Investigating the Mechanisms of Cancer Metastasis through Novel In Vitro and In Vivo Models

Abstract

Cancer is the second highest cause of death globally. In an estimated 90% of all cases, the spread of cancer cells from the initial tumor to a distant site—aka metastasis—is the primary cause of death. Efforts to develop a metastasis-targeting therapy have been faced with frequent failure in clinical trials despite strong preclinical evidence. This discrepancy is largely the result of inadequate models for capturing the complexities of metastasis. In this thesis work, two novel platforms for evaluating metastatic disease were developed. In one platform, progressively invasive subpopulations of metastatic breast cancer were isolated using xenografted zebrafish embryos and characterized to identify two candidate gene targets whose knockdown can significantly reduce invasive spread. In the other platform, circulating tumor cell (CTC) isolation from whole blood based on cell density produced consistent and robust patient-derived CTC cultures and CTC-derived xenografts (CDXs) in immunocompromised mice.

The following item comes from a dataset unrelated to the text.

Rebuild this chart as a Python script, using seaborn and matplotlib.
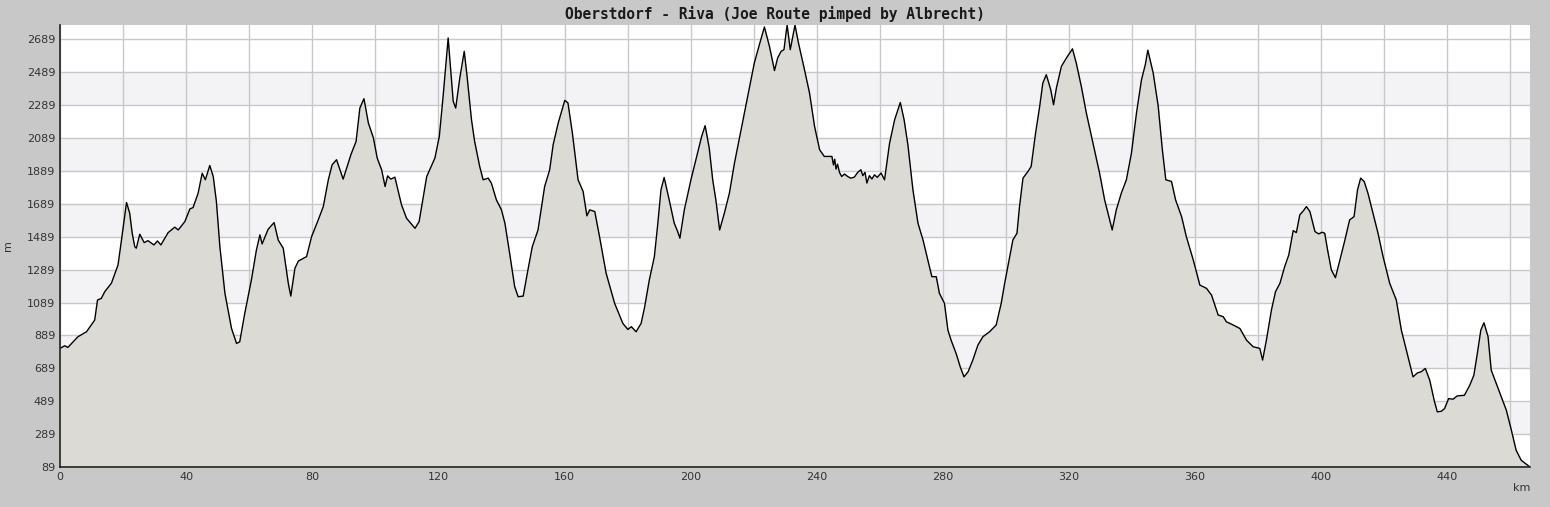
import numpy as np
import pandas as pd
import seaborn as sns
import matplotlib.pyplot as plt
from matplotlib.ticker import MultipleLocator, FuncFormatter

# elevation profile (distance in km, altitude in m)
km = [0, 1.5, 2.5, 5.7, 8.4, 11, 11.9, 13.1, 14.2, 16.3, 18.4, 19.5, 21.1, 22.1, 22.9,
      23.7, 24.2, 25.3, 26.7, 27.9, 29.8, 30.9, 32, 34.3, 36.4, 37.5, 39.6, 41.2, 42.2,
      43.8, 45.1, 46.1, 47.5, 48.6, 49.6, 50.7, 52.3, 54.4, 56, 57, 58.6, 60.7, 62.3,
      63.4, 64.1, 66, 67.9, 69.2, 70.8, 72.4, 73.2, 74.5, 75.6, 78.2, 79.8, 81.9, 83.5,
      85.1, 86.3, 87.7, 89.8, 91.4, 92.3, 93.9, 95.1, 96.4, 97.8, 99.4, 100.6, 102,
      103.1, 103.9, 104.9, 106.2, 108.3, 109.9, 112.6, 113.9, 116.3, 118.9, 120.3,
      121.5, 122.4, 123.1, 123.9, 124.7, 125.5, 126.8, 128.2, 129.1, 130.5, 131.5,
      133.1, 134.2, 135.8, 136.8, 138.4, 140, 141.1, 142.6, 144.2, 145.3, 146.9, 148.4,
      149.8, 151.6, 153.7, 155.3, 156.4, 158, 160.1, 161.1, 162.5, 164.3, 165.9, 167.1,
      168, 169.6, 171.1, 173.2, 175.9, 178.5, 180.1, 181.2, 182.7, 184.3, 185.4, 186.9,
      188.5, 189.5, 190.6, 191.6, 193.2, 194.8, 195.9, 196.6, 198, 200.1, 202.2, 203.5,
      204.6, 205.9, 207, 208, 209.2, 210.7, 212.3, 213.9, 216, 218.1, 220.2, 221.8,
      223.4, 225, 226.6, 227.6, 228.7, 229.6, 230.6, 231.6, 233.1, 234.2, 236.1, 237.7,
      239.3, 240.9, 242.4, 244.8, 245.3, 245.7, 246.1, 246.6, 247.2, 247.9, 248.8,
      249.8, 250.8, 251.9, 253, 254, 254.6, 255.3, 255.9, 256.7, 257.5, 258.3, 259.2,
      260.4, 261.5, 263.1, 264.7, 266.5, 267.7, 268.9, 270.5, 272.1, 273.7, 275.2,
      276.5, 277.9, 278.9, 280.5, 281.6, 282.6, 284.2, 285.5, 286.7, 288, 289.5, 291.1,
      292.7, 294.8, 296.9, 298.5, 299.6, 301.2, 302.2, 303.5, 304.3, 305.4, 307, 308,
      309.4, 310.7, 311.7, 312.8, 314.2, 315.1, 316, 317.6, 319.2, 321.1, 322.3, 323.9,
      325.5, 327.6, 329.7, 331.3, 332.9, 333.7, 335, 336.6, 338.2, 339.8, 341.4, 343,
      344.2, 345, 346.7, 348.3, 349.6, 350.7, 352.5, 353.8, 355.7, 357.2, 359.4, 361.5,
      363.6, 365.2, 367.3, 368.9, 369.9, 372.1, 374.2, 376.3, 378.4, 380.5, 381.4,
      382.6, 384.2, 385.5, 386.9, 388.4, 389.7, 391.1, 392.1, 393.2, 394.3, 395.3,
      396.4, 398, 399.2, 400.3, 401.1, 402, 403.2, 404.5, 405.9, 407.5, 409, 410.4,
      411.5, 412.5, 413.6, 414.8, 416.4, 418, 419.6, 421.7, 423.8, 425.4, 427.5, 429.1,
      430.5, 431.7, 433, 434.4, 435.8, 436.8, 438.1, 439.1, 440.4, 441.8, 443.1, 445.4,
      447.1, 448.4, 449.5, 450.6, 451.6, 452.9, 453.9, 455.5, 457.1, 458.7, 460.3,
      461.8, 463.4, 465.5, 466.2]
elev = [810, 826, 816, 881, 911, 982, 1104, 1114, 1155, 1206, 1317, 1469, 1697, 1632, 1510,
        1429, 1419, 1504, 1453, 1465, 1439, 1463, 1439, 1514, 1547, 1530, 1581, 1658, 1666,
        1753, 1875, 1835, 1922, 1855, 1703, 1429, 1145, 931, 840, 850, 1023, 1226, 1409,
        1500, 1445, 1534, 1575, 1469, 1419, 1206, 1128, 1297, 1341, 1368, 1490, 1591, 1672,
        1835, 1926, 1957, 1839, 1936, 1990, 2068, 2271, 2328, 2180, 2089, 1967, 1896,
        1794, 1859, 1839, 1851, 1683, 1601, 1540, 1581, 1855, 1967, 2099,
        2342, 2545, 2697, 2504, 2312, 2271, 2454, 2616, 2464, 2200, 2068,
        1916, 1835, 1845, 1815, 1713, 1652, 1571, 1388, 1185, 1124, 1128, 1287,
        1429, 1530, 1794, 1896, 2048, 2180, 2318, 2302, 2119, 1835, 1764, 1616,
        1652, 1642, 1490, 1267, 1084, 962, 925, 942, 911, 962, 1060, 1226,
        1368, 1551, 1774, 1849, 1713, 1571, 1520, 1480, 1652, 1835, 1997, 2099,
        2164, 2028, 1835, 1713, 1530, 1632, 1754, 1936, 2139, 2342, 2545, 2656,
        2764, 2646, 2499, 2576, 2616, 2626, 2776, 2626, 2776, 2667, 2505, 2363,
        2160, 2018, 1977, 1977, 1925, 1960, 1900, 1930, 1880, 1855, 1870,
        1855, 1845, 1851, 1880, 1896, 1860, 1880, 1815, 1860, 1840, 1865, 1850,
        1876, 1835, 2058, 2200, 2305, 2200, 2048, 1774, 1571, 1469, 1348,
        1246, 1246, 1145, 1084, 921, 860, 779, 698, 637, 668, 739, 830,
        881, 911, 952, 1084, 1206, 1368, 1469, 1510, 1672, 1845, 1886, 1916,
        2119, 2281, 2423, 2474, 2383, 2291, 2393, 2525, 2576, 2631, 2545, 2403,
        2241, 2058, 1875, 1713, 1591, 1530, 1652, 1754, 1835, 1997, 2241, 2444,
        2535, 2623, 2484, 2281, 2018, 1835, 1825, 1713, 1611, 1490, 1348, 1195,
        1175, 1134, 1013, 1003, 972, 952, 931, 860, 820, 810, 739,
        860, 1043, 1155, 1206, 1307, 1378, 1526, 1514, 1622, 1646, 1672,
        1642, 1520, 1506, 1516, 1510, 1409, 1287, 1240, 1348, 1469, 1591, 1611,
        1774, 1845, 1825, 1754, 1632, 1510, 1368, 1206, 1104, 921, 759, 637,
        661, 668, 688, 617, 495, 424, 428, 444, 505, 501, 521, 525,
        586, 647, 779, 921, 966, 881, 678, 597, 515, 434, 312,
        191, 130, 99, 89]

title = "Oberstdorf - Riva (Joe Route pimped by Albrecht)"
y_min, y_max = 89, 2776
x_max = 466.2

df = pd.DataFrame({"km": km, "elev": elev})

sns.set_style("white")
plt.rcParams['font.family'] = ['DejaVu Sans']

fig = plt.figure(figsize=(15.5, 5.07), dpi=100, facecolor='#c8c8c8')
ax = fig.add_axes([60 / 1550, 40 / 507, 1470 / 1550, 442 / 507])
ax.set_facecolor('white')

# alternating horizontal bands (289-489, 689-889, ... 2289-2489)
for lo in range(289, 2689, 400):
    ax.axhspan(lo, lo + 200, color='#f3f2f5', zorder=0, lw=0)

ax.fill_between(df["km"], df["elev"], y_min, color='#dbdad5', zorder=2, lw=0)
sns.lineplot(data=df, x="km", y="elev", ax=ax, color='black', lw=1, zorder=3)

ax.set_xlim(0, x_max)
ax.set_ylim(y_min, y_max)

ax.yaxis.set_major_locator(MultipleLocator(200, offset=89))
ax.yaxis.set_minor_locator(MultipleLocator(100, offset=89))
ax.xaxis.set_major_locator(MultipleLocator(20))
ax.xaxis.set_minor_locator(MultipleLocator(10))
ax.xaxis.set_major_formatter(FuncFormatter(lambda v, p: f"{v:.0f}" if round(v) % 40 == 0 else ""))
ax.yaxis.set_major_formatter(FuncFormatter(lambda v, p: f"{v:.0f}"))

ax.grid(True, which='major', color='#c8c8c8', lw=1, zorder=1)
ax.set_axisbelow(True)

ax.tick_params(which='both', direction='in', colors='#222222', labelcolor='#333333',
               labelsize=8)
ax.tick_params(which='major', length=5, width=1)
ax.tick_params(which='minor', length=3, width=1)

for s in ['top', 'right']:
    ax.spines[s].set_visible(False)
for s in ['left', 'bottom']:
    ax.spines[s].set_color('#222222')
    ax.spines[s].set_linewidth(1.2)
    ax.spines[s].set_zorder(5)

ax.set_xlabel("km", loc='right', fontsize=8, color='#333333', labelpad=1)
ax.set_ylabel("m", fontsize=8, color='#333333', labelpad=10)

fig.text(0.5, 1 - 14 / 507, title, ha='center', va='center', family='DejaVu Sans Mono',
         fontsize=10.5, fontweight='bold', color='#1a1a1a')

fig.savefig("out.png", dpi=100, facecolor=fig.get_facecolor())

For a subset of these cultures and CDXs, transcriptomic and mutational profiling provided insight into possible metastasis biomarkers. Together, this work provides evidence highlighting potential drivers—both previously known as well as new candidates—of cancer metastasis. In the future, these platforms could be critical to the development of metastasis-targeting therapies as robust models of patient-derived metastasis in personalized medicine.